Task directions:
Pick every line with "this" from the material below.

(Code that draws figures)
** Start **
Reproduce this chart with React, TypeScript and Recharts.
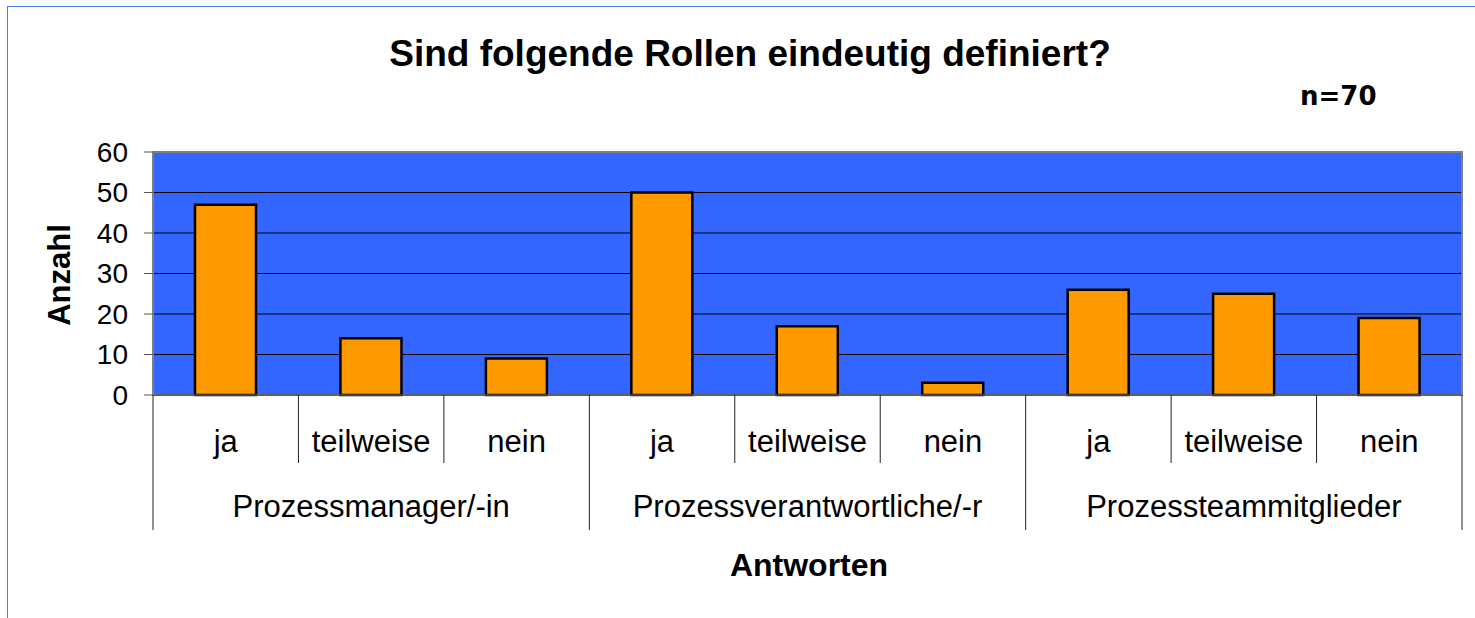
import React from 'react';
import { BarChart, Bar, XAxis, YAxis, CartesianGrid, ReferenceArea } from 'recharts';

const groups = ['Prozessmanager/-in', 'Prozessverantwortliche/-r', 'Prozessteammitglieder'];
const answers = ['ja', 'teilweise', 'nein'];
const pmValues = [47, 14, 9];
const pvValues = [50, 17, 3];
const ptValues = [26, 25, 19];
const yTicks = [0, 10, 20, 30, 40, 50, 60];

const allValues = [pmValues, pvValues, ptValues];
const data = groups.flatMap((g, gi) =>
  answers.map((a, ai) => ({ key: `${g}|${a}`, group: g, answer: a, anzahl: allValues[gi][ai] }))
);

const FONT = '"Liberation Sans", Arial, sans-serif';

const CategoryTick = (props: any) => {
  const { x, y, index, width, visibleTicksCount } = props;
  const row = data[index];
  const half = width / visibleTicksCount / 2;
  const posInGroup = index % answers.length;
  const isLast = index === data.length - 1;
  return (
    <g>
      <line x1={x - half} x2={x - half} y1={y} y2={y + (posInGroup === 0 ? 135 : 68)} stroke="#222" strokeWidth={1} />
      {isLast && <line x1={x + half} x2={x + half} y1={y} y2={y + 135} stroke="#222" strokeWidth={1} />}
      <text x={x} y={y + 57} textAnchor="middle" fontFamily={FONT} fontSize={31} fill="#000">{row.answer}</text>
      {posInGroup === 1 && (
        <text x={x} y={y + 122} textAnchor="middle" fontFamily={FONT} fontSize={31} fill="#000">{row.group}</text>
      )}
    </g>
  );
};

export default function App() {
  return (
    <div style={{ position: 'absolute', left: 0, top: 0, width: 1475, height: 618, background: '#fff', overflow: 'hidden' }}>
      <div style={{ position: 'absolute', left: 7, top: 6, width: 1500, height: 700, border: '1.5px solid #4a7bff', boxSizing: 'border-box' }} />
      <div style={{ position: 'absolute', left: 750, top: 35, transform: 'translateX(-50%)', fontFamily: FONT, fontWeight: 'bold', fontSize: 37, lineHeight: '37px', whiteSpace: 'nowrap' }}>
        Sind folgende Rollen eindeutig definiert?
      </div>
      <div style={{ position: 'absolute', left: 1300, top: 83, fontFamily: '"DejaVu Sans", Verdana, sans-serif', fontWeight: 'bold', fontSize: 26, lineHeight: '26px', whiteSpace: 'nowrap' }}>n=70</div>
      <div style={{ position: 'absolute', left: 60, top: 275, transform: 'translate(-50%, -50%) rotate(-90deg)', fontFamily: FONT, fontWeight: 'bold', fontSize: 31, whiteSpace: 'nowrap' }}>Anzahl</div>
      <div style={{ position: 'absolute', left: 809, top: 565, transform: 'translate(-50%, -50%)', fontFamily: FONT, fontWeight: 'bold', fontSize: 32, whiteSpace: 'nowrap' }}>Antworten</div>
      <div style={{ position: 'absolute', left: 0, top: 0 }}>
        <BarChart width={1475} height={618} data={data} margin={{ top: 152, right: 13, left: 0, bottom: 0 }} barSize={61}>
          <CartesianGrid fill="#3366FF" stroke="#000" strokeOpacity={1} vertical={false} horizontalValues={[10, 20, 30, 40, 50]} />
          <ReferenceArea y1={0} y2={60} fill="none" stroke="#808080" strokeWidth={2} ifOverflow="visible" />
          <XAxis
            dataKey="key"
            height={223}
            interval={0}
            tickSize={0}
            tickMargin={0}
            tickLine={false}
            axisLine={{ stroke: '#555', strokeWidth: 1.5 }}
            tick={<CategoryTick />}
          />
          <YAxis
            width={153}
            domain={[0, 60]}
            ticks={yTicks}
            interval={0}
            tickSize={9}
            tickMargin={16}
            axisLine={{ stroke: '#808080', strokeWidth: 2 }}
            tickLine={{ stroke: '#555' }}
            tick={{ fontFamily: FONT, fontSize: 28, fill: '#000' }}
          />
          <Bar dataKey="anzahl" fill="#FF9900" stroke="#000" strokeWidth={2.5} isAnimationActive={false} />
        </BarChart>
      </div>
    </div>
  );
}
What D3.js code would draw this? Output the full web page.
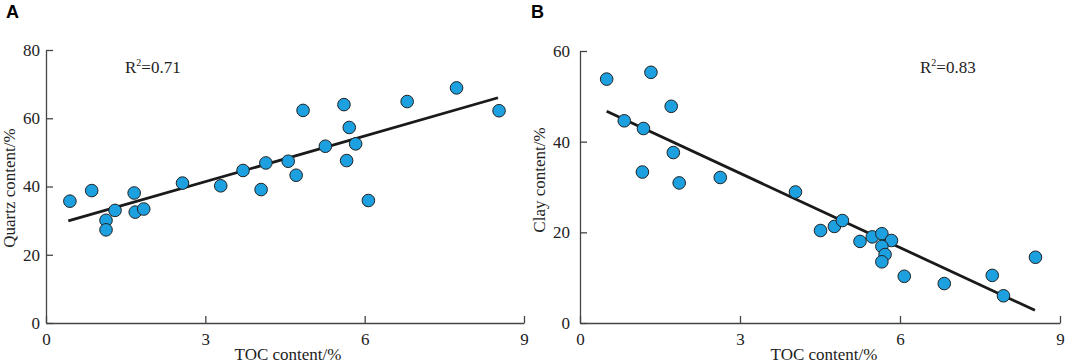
<!DOCTYPE html>
<html>
<head>
<meta charset="utf-8">
<script src="https://cdn.jsdelivr.net/npm/d3@7"></script>
<style>
  body { margin: 0; background: #fff; }
  .tick text { font-family: "Liberation Serif", "Times New Roman", serif; font-size: 17px; fill: #222; }
  .domain, .tick line { stroke: #444; stroke-width: 1.3; }
</style>
</head>
<body>
<div id="chart"></div>
<script>
// panel A: TOC vs quartz
const tocA = [0.45, 0.86, 1.13, 1.13, 1.30, 1.66, 1.68, 1.84, 2.57, 3.29, 3.71, 4.05, 4.14, 4.56, 4.71, 4.84, 5.26, 5.61, 5.71, 5.66, 5.83, 6.07, 6.80, 7.73, 8.53];
const quartz = [35.7, 38.8, 30.1, 27.3, 33.0, 38.1, 32.5, 33.4, 41.0, 40.2, 44.7, 39.1, 46.9, 47.4, 43.3, 62.3, 51.8, 64.0, 57.3, 47.6, 52.5, 35.9, 64.9, 68.9, 62.2];
const fitA = [[0.42, 29.9], [8.51, 66.0]]; // trend line ends
const r2A = "0.71";

// panel B: TOC vs clay
const tocB = [0.50, 1.33, 1.71, 0.83, 1.19, 1.75, 1.17, 1.86, 2.63, 4.04, 4.51, 4.77, 4.92, 5.25, 5.48, 5.66, 5.84, 5.66, 5.72, 5.66, 6.08, 6.83, 7.73, 7.94, 8.54];
const clay = [53.8, 55.3, 47.8, 44.6, 42.9, 37.6, 33.3, 30.9, 32.1, 28.9, 20.4, 21.3, 22.6, 18.0, 19.0, 19.7, 18.2, 16.9, 15.1, 13.5, 10.3, 8.7, 10.5, 6.0, 14.5];
const fitB = [[0.50, 46.7], [8.53, 2.8]];
const r2B = "0.83";

const xTicks = [0, 3, 6, 9];
const yTicksA = [0, 20, 40, 60, 80];
const yTicksB = [0, 20, 40, 60];

const width = 1065, height = 364;

let svg = d3.select("#chart")
    .append("svg")
    .attr("width", width)
    .attr("height", height);

// one scatter panel
function panel(opt) {
    let x = d3.scaleLinear().domain([0, 9]).range([opt.left, opt.right]);
    let y = d3.scaleLinear().domain([0, opt.ymax]).range([323, opt.top]);

    let g = svg.append("g");

    g.append("g")  // x axis, ticks pointing in
        .attr("transform", `translate(0, ${y(0)})`)
        .call(d3.axisBottom(x).tickValues(xTicks).tickSizeInner(-7).tickSizeOuter(0).tickPadding(10));

    g.append("g")  // y axis
        .attr("transform", `translate(${x(0)}, 0)`)
        .call(d3.axisLeft(y).tickValues(opt.yTicks).tickSizeInner(-7).tickSizeOuter(0).tickPadding(opt.ypad));

    g.append("line")  // trend line
        .attr("x1", x(opt.fit[0][0])).attr("y1", y(opt.fit[0][1]))
        .attr("x2", x(opt.fit[1][0])).attr("y2", y(opt.fit[1][1]))
        .attr("stroke", "#1a1a1a")
        .attr("stroke-width", 2.8);

    g.selectAll("circle")
        .data(opt.xs.map((v, i) => [v, opt.ys[i]]))
        .join("circle")
        .attr("cx", d => x(d[0]))
        .attr("cy", d => y(d[1]))
        .attr("r", 6.3)
        .attr("fill", "#1ca0e0")
        .attr("stroke", "#222")
        .attr("stroke-width", 1);

    // R squared label
    let t = g.append("text")
        .attr("x", opt.rx).attr("y", 73)
        .style("font-family", "Liberation Serif, Times New Roman, serif")
        .style("font-size", "17px")
        .attr("fill", "#222");
    t.append("tspan").text("R");
    t.append("tspan").text("2").attr("dy", -7).style("font-size", "10px");
    t.append("tspan").text("=" + opt.r2).attr("dy", 7);

    g.append("text")  // x title
        .attr("x", opt.xtx).attr("y", 360)
        .attr("text-anchor", "middle")
        .style("font-family", "Liberation Serif, Times New Roman, serif")
        .style("font-size", "17px")
        .attr("fill", "#222")
        .text("TOC content/%");

    g.append("text")  // y title
        .attr("transform", `translate(${opt.ytx}, ${opt.yty}) rotate(-90)`)
        .attr("text-anchor", "middle")
        .style("font-family", "Liberation Serif, Times New Roman, serif")
        .style("font-size", "17px")
        .attr("fill", "#222")
        .text(opt.ytitle);

    g.append("text")  // panel letter
        .attr("x", opt.lx).attr("y", 18)
        .style("font-family", "Liberation Sans, Arial, sans-serif")
        .style("font-size", "18px")
        .style("font-weight", "bold")
        .text(opt.letter);
}

panel({left: 46, right: 524, top: 50, ymax: 80, yTicks: yTicksA, ypad: 6,
       xs: tocA, ys: quartz, fit: fitA, r2: r2A, rx: 125,
       xtx: 288, ytx: 15, yty: 188, ytitle: "Quartz content/%", lx: 6, letter: "A"});

panel({left: 580, right: 1060, top: 51, ymax: 60, yTicks: yTicksB, ypad: 10,
       xs: tocB, ys: clay, fit: fitB, r2: r2B, rx: 920,
       xtx: 824, ytx: 545, yty: 180, ytitle: "Clay content/%", lx: 531, letter: "B"});
</script>
</body>
</html>
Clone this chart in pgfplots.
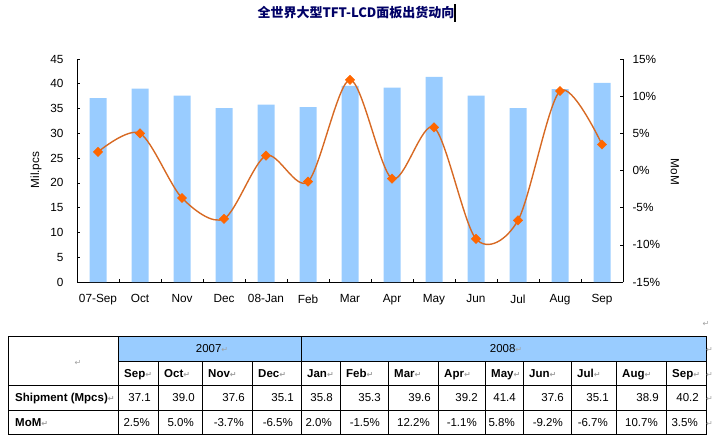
** End **
Answer to the exercise:
Reproduce this chart with React, TypeScript and Recharts.
What D3.js code would draw this? Output the full web page.
Clone this chart in pgfplots.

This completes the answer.